Vis-à-vis de son employeur « civil », un réserviste a droit à au moins 5 jours de disponibilité par an (congés exceptionnels). On observe couramment une tolérance de 15-20 voire 30 jours dans certaines entreprises partenaires des armées.

La CAIA : Que dire à un cadre de la DGA ayant des besoins d’expertise fonctionnelle ou technique dans son service ?
Plutôt que de faire appel à des consultants onéreux prenez et faites travailler des réservistes ! Beaucoup de chefs de services sont restés en retrait à cause d’une malheureuse opération de gel du budget des réservistes en 2013 car on craignait des dépassements sur le Titre II. Cela est complètement dépassé, et au contraire, c’est votre intérêt d’en prendre : ils ne font pas partie des effectifs, ne coûtent rien de plus à l’employeur direct que les frais de déplacement, et sont faciles à embaucher comme à débaucher ! C’est comme du vacataire que vous selectionnez. J’aimerais que cela permette à de nombreux OCA de rester en lien et de faire bénéficier la DGA de toute leur expertise ! Cela coûte néanmoins au titre II de la DGA et il faut veiller au niveau et à la valeur ajoutée des activités demandées.

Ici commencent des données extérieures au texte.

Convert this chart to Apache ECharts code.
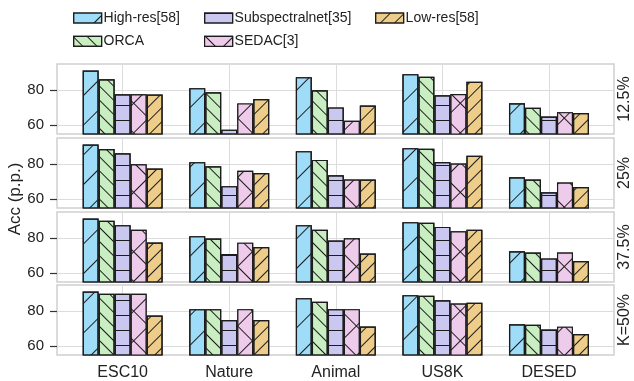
<!DOCTYPE html>
<html><head><meta charset="utf-8">
<script src="https://cdn.jsdelivr.net/npm/echarts@6/dist/echarts.min.js"></script>
<style>html,body{margin:0;padding:0;background:#fff}#c{width:634px;height:381px}</style>
</head><body><div id="c"></div><script>
// ---- data ----
const categories = ['ESC10', 'Nature', 'Animal', 'US8K', 'DESED'];
const panelLabels = ['12.5%', '25%', '37.5%', 'K=50%'];
const seriesNames = ['High-res[58]', 'ORCA', 'Subspectralnet[35]', 'SEDAC[3]', 'Low-res[58]'];
const highRes = [91.3, 81.2, 87.5, 89.2, 72.6];
const lowRes = [77.6, 75.0, 71.3, 84.8, 67.0];
const orca = [
  [86.3, 78.8, 80.0, 87.7, 70.0],
  [88.7, 78.8, 82.5, 88.8, 71.3],
  [90.0, 79.8, 84.8, 88.8, 71.9],
  [90.0, 81.2, 85.4, 88.8, 72.3]
];
const subspectral = [
  [77.7, 57.5, 70.2, 77.1, 65.0],
  [86.3, 67.5, 73.7, 81.3, 64.0],
  [87.5, 71.0, 78.7, 86.5, 68.5],
  [90.0, 75.0, 81.2, 86.3, 69.6]
];
const sedac = [
  [77.7, 72.5, 62.6, 77.9, 67.5],
  [80.0, 76.3, 71.3, 80.4, 69.6],
  [84.8, 77.5, 80.0, 84.0, 71.9],
  [90.0, 81.2, 81.2, 84.4, 71.2]
];
const yTicks = [60, 80];
const xTicks = [0, 1, 2, 3, 4];

// ---- style ----
const FONT = "'Liberation Sans', Arial, sans-serif";
const INK = '#1c1c1c';
const palette = ['#9fdcf8', '#c8eec1', '#cac7f0', '#eecbea', '#eecd8b'];
function lines(rot, gap) {
  return { symbol: 'rect', symbolSize: 1, color: INK, dashArrayX: [1, 0], dashArrayY: [1, gap], rotation: rot };
}
function makeDecal(s) {
  if (s === 0) return lines(-Math.PI / 4, 20);
  if (s === 1) return lines(Math.PI / 4, 9);
  if (s === 2) return lines(0, 14);
  if (s === 3) return { symbol: 'rect', symbolSize: 1, color: palette[3], backgroundColor: INK, dashArrayX: [20, 1], dashArrayY: [20, 1], rotation: Math.PI / 4 };
  return lines(-Math.PI / 4, 9);
}
const gridTops = [64, 138, 212, 285];
const gridH = 70;
const gridLeft = 57, gridRight = 20;

const grids = [], xAxes = [], yAxes = [], series = [], graphics = [];
panelLabels.forEach((lab, p) => {
  grids.push({ left: gridLeft, right: gridRight, top: gridTops[p], height: gridH, show: true, borderColor: '#cfcfcf', borderWidth: 1.5, backgroundColor: '#fff' });
  xAxes.push({
    type: 'value', gridIndex: p, min: -0.616, max: 4.61,
    axisLine: { show: false, onZero: false },
    axisTick: { show: false, customValues: xTicks },
    splitLine: { show: true, lineStyle: { color: '#dcdcdc', width: 1 } },
    axisLabel: { show: p === 3, customValues: xTicks, formatter: v => categories[Math.round(v)] || '',
      fontFamily: FONT, fontSize: 16, color: '#222', margin: 10 }
  });
  yAxes.push({
    type: 'value', gridIndex: p, min: 55, max: 95,
    axisLine: { show: false, onZero: false },
    axisTick: { show: true, length: 7, customValues: yTicks, lineStyle: { color: '#333', width: 1.2 } },
    splitLine: { show: true, lineStyle: { color: '#dcdcdc', width: 1 } },
    axisLabel: { customValues: yTicks, fontFamily: FONT, fontSize: 15, color: '#222', margin: 13 }
  });
  graphics.push({
    type: 'text', x: 625, y: gridTops[p] + gridH / 2, rotation: Math.PI / 2,
    style: { text: lab, font: "16px 'Liberation Sans', Arial, sans-serif", fill: '#222', align: 'center', verticalAlign: 'middle' }
  });
});
panelLabels.forEach((lab, p) => {
  const vals = [highRes, orca[p], subspectral[p], sedac[p], lowRes];
  vals.forEach((arr, s) => {
    series.push({
      type: 'bar', name: seriesNames[s], xAxisIndex: p, yAxisIndex: p,
      barWidth: 16, barGap: '0%', clip: true,
      data: arr.map((v, i) => [i, v]),
      itemStyle: { color: palette[s], borderColor: INK, borderWidth: 1.2, decal: makeDecal(s) },
      emphasis: { disabled: true }
    });
  });
});

function legendBlock(left, idx) {
  return {
    orient: 'vertical', left: left, top: 11, padding: 0, itemWidth: 28, itemHeight: 10, itemGap: 9.3,
    icon: 'rect', selectedMode: false,
    data: idx.map(s => ({ name: seriesNames[s], itemStyle: { color: palette[s], borderColor: INK, borderWidth: 1.2, decal: makeDecal(s) } })),
    textStyle: { fontFamily: FONT, fontSize: 14, color: '#222', lineHeight: 14, padding: [0, 0, 0, -3] }
  };
}
graphics.push({
  type: 'text', x: 15, y: 199, rotation: Math.PI / 2,
  style: { text: 'Acc (p.p.)', font: "17px 'Liberation Sans', Arial, sans-serif", fill: '#222', align: 'center', verticalAlign: 'middle' }
});

const chart = echarts.init(document.getElementById('c'), null, { renderer: 'canvas' });
chart.setOption({
  animation: false,
  backgroundColor: '#fff',
  grid: grids, xAxis: xAxes, yAxis: yAxes, series: series,
  legend: [
    legendBlock(73, [0, 1]),
    legendBlock(204, [2, 3]),
    legendBlock(375, [4])
  ],
  graphic: graphics
});
</script></body></html>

La CAIA : Finalement, ce serait un peu un moyen d’endosser le rôle de Jack Ryan dans les romans de Tom Clancy…
Je ne voudrais pas trop faire rêver, et même si certains réservistes auront « à en connaître », ce ne seront jamais des agents de renseignements et tous ne finiront pas président des Etats-Unis. Par contre, la réserve, c’est aussi une communauté au sein de laquelle on peut faire des rencontres enrichissantes et inattendues. Cette communauté est réunie trois fois par an pour un cycle de conférences et de visites sur une thématique annuelle déf nie par le délégué aux réserves. D’autres activités sont également organisées par l’AORCA. La dernière en date a eu lieu à l’IRCGN à Pontoise lors de laquelle le premier trophée « Norbert Fargère » a été remis à l’IGA Claude Chenuil.